Watching Joe moving through the streets in a car, absorbing its atmosphere of seediness, instantly reminds us of Travis Bickle, also about a military vet (Vietnam War) who sets out to rescue a teenage girl from the depths of human depravity. But Joe doesn’t carry out vigilante justice, and unlike Scorsese’s masterpiece, Ramsay’s vision is more intimate and narrow (focusing on the effects of violence on a individual’s psyche). The less talkative Joe shares most of his characteristics with lean, mean hit-men inhabiting Jean-Pierre Melville’s existential crime features. More than Taxi Driver (1976), this film bears the shades of John Boorman’s underappreciated classic Point Blank (1967), a touch of Steven Soderbergh’s cool crime yarn The Limey (1999), and stylistically attunes to Alice Winocour’s Disorder (2015) – also about a bulky ex-soldier (played by Matthias Schoenaerts) with PTSD. And, Joaquin Phoenix’s bewildering performance imbues the narrative with perfect emotional compass. Phoenix’s evocative gestures and eccentricity gives the character the kind of true haunting looks. Considering how the movie is narratively understated, it is important to note how Phoenix brings fine emotional thrust to the proceedings. The actor also instills Joe with innate decency that’s obvious in the sweet banter he carries with his ailing mother, which only later makes his raging inner battles more resonant.
Despite all the influences derived and a masterful performance at the center, director/writer Ramsay’s minimalist yet meditative form and aural-visual textures deserves lot more accolades. Working with cinematographer Thomas Townsend, Ramsay provides us an emotional window to see through Joe's eyes as he navigates his quickly unraveling existence. And, on most occasions we are trapped with in Joe’s head-space that we 'feel' the bad things than actually 'see' it.
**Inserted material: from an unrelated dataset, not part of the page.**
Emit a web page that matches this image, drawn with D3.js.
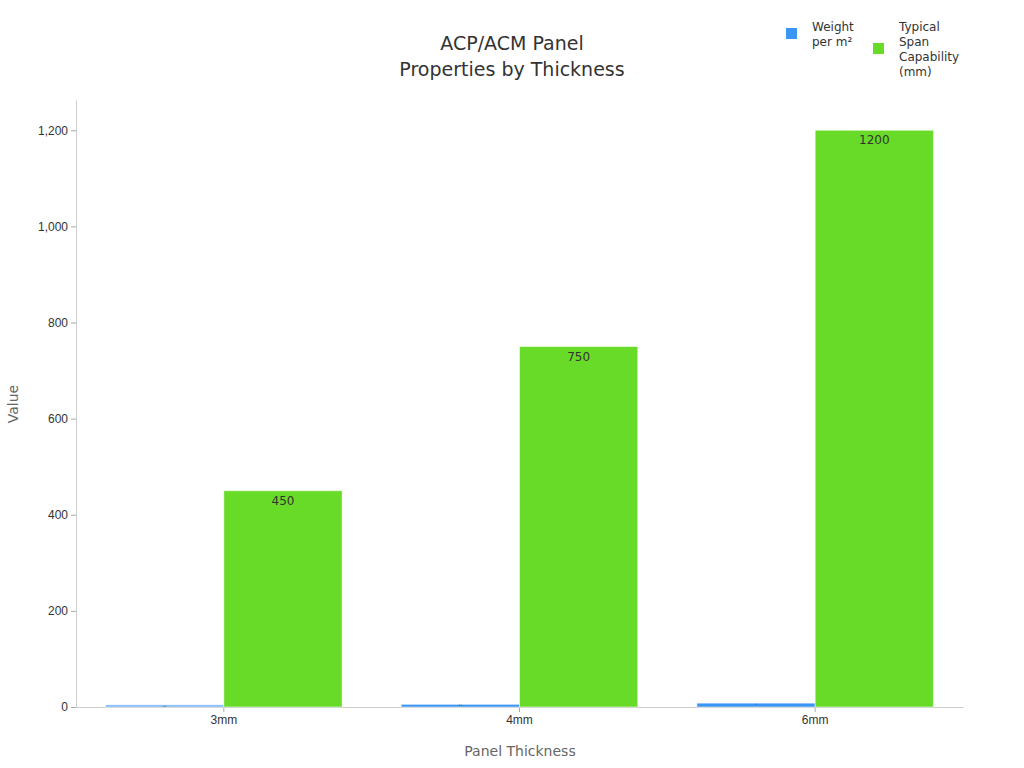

Sound designer Paul Davies and Johnny Greenwood’s score deserve special mention as they fill the quiet moments with sublime sounds and tones. Even though the director’s previous film is also about a murderous male, this time she adopts a more hard-edged male perspective. This one is a study of a physically strong man who finds himself to be fallible. He can’t truly save others, or at least save himself, and even falls short of killing himself. But the guy slowly grasps for life through the suffocating burden of trauma. This is expressed in a beautiful surrealistic moment as Joe swims up to the river’s surface. In fact, there are other intriguing moments in the film which makes it more than a remarkable exercise in style. For example, the way Ramsay undercuts brutality by adding unanticipated moment of tenderness: a gruesome face-off between Joe and a hired-gun ends on a strange note of singing, an incredible note of sensitivity and compassion amidst ruthless acts. The plotting does seem too lean and frustratingly fragmentary at times so as to wholly rely on the moments of startling ethereal imagery. Nevertheless, You Were Never Really Here (90 minutes) is a precious little mood piece which intimately studies a traumatized soul’s cracked psyche.